Redacción
Porfirio Muñoz Ledo
Abyectos plumíferos al servicio del gobierno han activado un movimiento corta-lenguas perseguidor de los diputados que actuamos abiertamente como oposición. Les aterra que hayamos pedido la remoción del secretario de Seguridad Pública, en consonancia con la posición adoptada por seis grupos parlamentarios.
Inútil empeño, ya que la verdadera demanda es la dimisión del Ejecutivo, sea por la vía de la revocación de mandato o mediante la simple renuncia, puesto que las solicitudes de juicio político están bloqueadas por la inconsistencia del Senado y la complicidad del ministerio público.
La gravedad de la crisis, aunada a la ilegitimidad e incompetencia del régimen, hacen urgente ese reemplazo. Las disposiciones constitucionales vigentes prevén que el presidente interino sea designado por mayoría calificada del Congreso, a efecto de sostenerse en un amplio sustento político.
En nuestra historia constitucional y en la gran mayoría de las legislaciones del mundo la sustitución es automática y en la persona del Vicepresidente de la República, el presidente de la Corte u otro funcionario que en breve debe convocar a elecciones para devolver el poder a los ciudadanos.
El constituyente de 1917 receló de las ambiciones que una sucesión predeterminada podría suscitar y confió el difícil tránsito a un acuerdo político. Sin embargo, en caso de no encontrarse un consenso rápido, el país podría precipitarse en una crisis insalvable. Hemos propuesto en consecuencia un sistema que garantizaría gobernabilidad democrática.
Tales consideraciones, sazonadas por su intuición literaria, determinaron la premonición de Eduardo Huchim en semejante coyuntura. Imaginó en su novela La conjura -enero de 1997- un escenario inteligente que facilitara la sustitución de Ernesto Zedillo, sin mayor trauma para el país.
La trama conduce a la designación de Genaro Góngora, entonces prestigiado presidente de la Corte. A falta de acuerdo parlamentario sobre un integrante de la clase política y en recuerdo de la era juarista, optaron por escoger a la cabeza del Poder Judicial, apostando a su solvencia moral y su capacidad de emprender reformas indispensables.
He reflexionado cuál sería hoy la decisión equivalente.
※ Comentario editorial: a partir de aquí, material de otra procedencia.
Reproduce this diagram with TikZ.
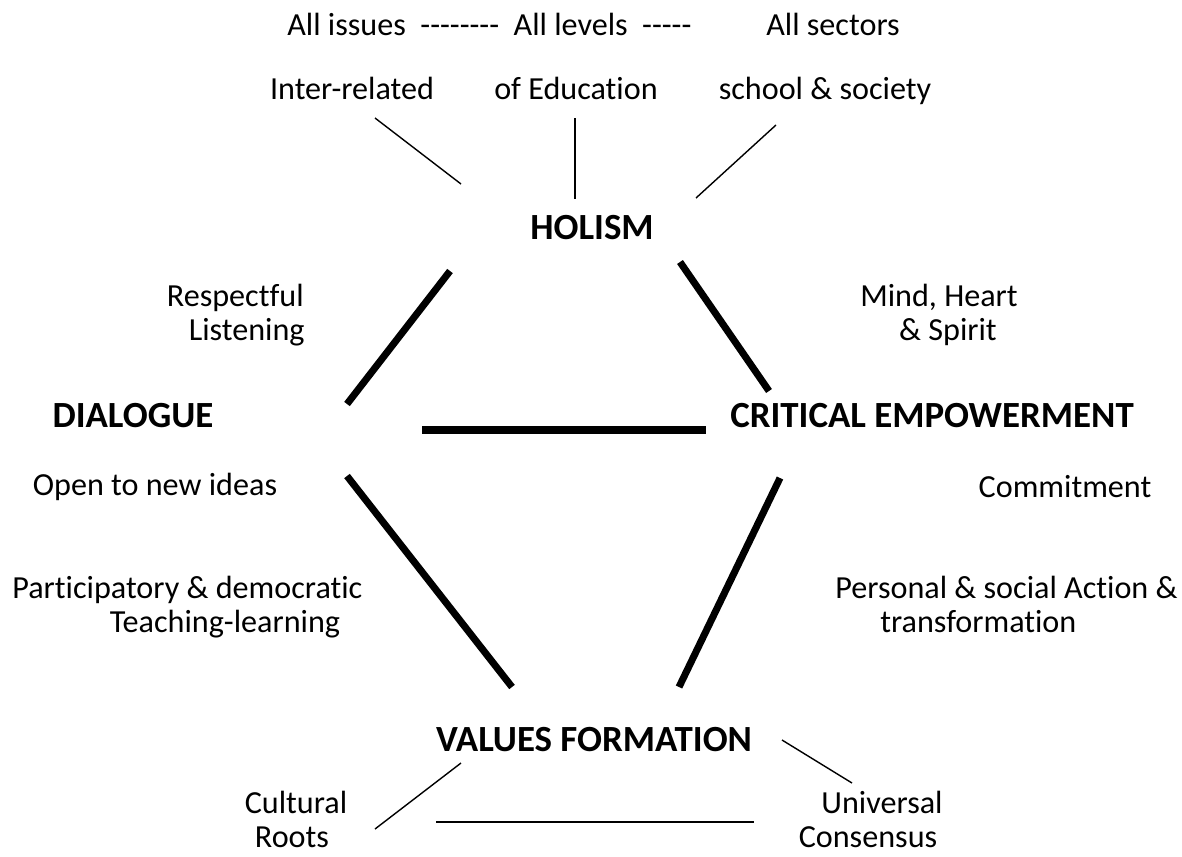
\documentclass[tikz,border=0pt]{standalone}
\usepackage{fontspec}
\setmainfont{Carlito}[Ligatures={TeXOff,NoCommon}]
\tikzset{
  lbl/.style={inner sep=0pt, anchor=base, font=\fontsize{18.3}{22}\selectfont},
  hub/.style={lbl, font=\fontsize{21}{25}\selectfont\bfseries},
  thin/.style={line width=0.8pt},
  bar/.style={line width=4pt}
}
\begin{document}
\begin{tikzpicture}[x=0.02cm,y=-0.02cm]
\useasboundingbox (0,0) rectangle (1182,856);
% top row
\node[lbl,anchor=base west] (issues) at (287,35) {All issues\ \ --------\ \ All levels\ \ -----};
\node[lbl] (sectors) at (833,35) {All sectors};
\node[lbl] (inter) at (352,99) {Inter-related};
\node[lbl] (educ) at (576,99) {of Education};
\node[lbl] (school) at (825,99) {school \& society};
\draw[thin] (375,118) -- (461,184);
\draw[thin] (575,118) -- (575,199);
\draw[thin] (776,125) -- (696,198);

% the four corners
\node[hub] (holism) at (592,239) {HOLISM};
\node[hub] (dialogue) at (133,427) {DIALOGUE};
\node[hub] (critical) at (932,427) {CRITICAL EMPOWERMENT};
\node[hub] (values) at (594,751) {VALUES FORMATION};

\node[lbl,anchor=base east] (respect) at (304,306) {Respectful};
\node[lbl,anchor=base east] (listen) at (305,340) {Listening};
\node[lbl] (mind) at (939,306) {Mind, Heart};
\node[lbl] (spirit) at (948,340) {\& Spirit};
\node[lbl] (open) at (155,495) {Open to new ideas};
\node[lbl] (commit) at (1065,497) {Commitment};
\node[lbl,anchor=base west] (partic) at (12,598) {Participatory \& democratic};
\node[lbl] (teach) at (225,632) {Teaching-learning};
\node[lbl,anchor=base west] (personal) at (835,598) {Personal \& social Action \&};
\node[lbl,anchor=base west] (transf) at (880,632) {transformation};

\draw[bar] (450,271) -- (347,404);
\draw[bar] (680,262) -- (769,391);
\draw[bar] (422,430) -- (706,430);
\draw[bar] (347,476) -- (512,687);
\draw[bar] (780,478) -- (679,687);

% bottom
\node[lbl] (cultural) at (296,813) {Cultural};
\node[lbl] (roots) at (292,847) {Roots};
\node[lbl] (univ) at (882,813) {Universal};
\node[lbl] (consensus) at (868,847) {Consensus};
\draw[thin] (461,763) -- (375,829);
\draw[thin] (782,740) -- (852,783);
\draw[thin] (436,822) -- (754,822);
\end{tikzpicture}
\end{document}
Pienso que podría recaer en el Rector de la Universidad Nacional, no sólo por ser ésta la institución pública mejor librada de la debacle, sino por el conjunto articulado de competencias que podría movilizar y su indiscutible carácter de conciencia crítica de la nación.
En una edición de 2 de octubre cómo olvidar la enjundia de Javier Barros Sierra al asumir la defensa de la integridad universitaria y, con ella, de los valores democráticos. Las acciones del doctor Narro Robles están inspiradas también en la salvaguarda de principios esenciales y en la lucha por un curso independiente y justo del desarrollo.
Hace días advirtió el peligro cercano del “estallido social”. Ha promovido debates informados y patrióticos sobre la cuestión del petróleo, la educación, la ciencia y la tecnología, así como nuestra inserción en el cambio económico global. Ha hablado fuerte e irrebatible.
El Rector diagnosticó que hay “miopía en el poder” y denunció que se limitan “a tapar un hoyo financiero, sin perspectiva de mediano y largo plazo”. Demandó un “debate sobre las prioridades nacionales”. Con el modelo actual ni “crecemos lo que se requiere ni la gente vive mejor”.
Ecos válidos de una noble tradición: remite a Justo Sierra: “el saber os hará libres” y recuerda nuestra deuda con José Vasconcelos: la democratización y la cultura como vehículos de redención. México necesita asideros y certidumbres para escapar de horizontes acorralados.
Inventemos fórmulas de futuro en vez de perversiones del futurismo. Todavía hay tiempo para reaccionar, pero es apremiante e irrepetible. Hago un nuevo llamado a remover la piedra que nos conduce al abismo.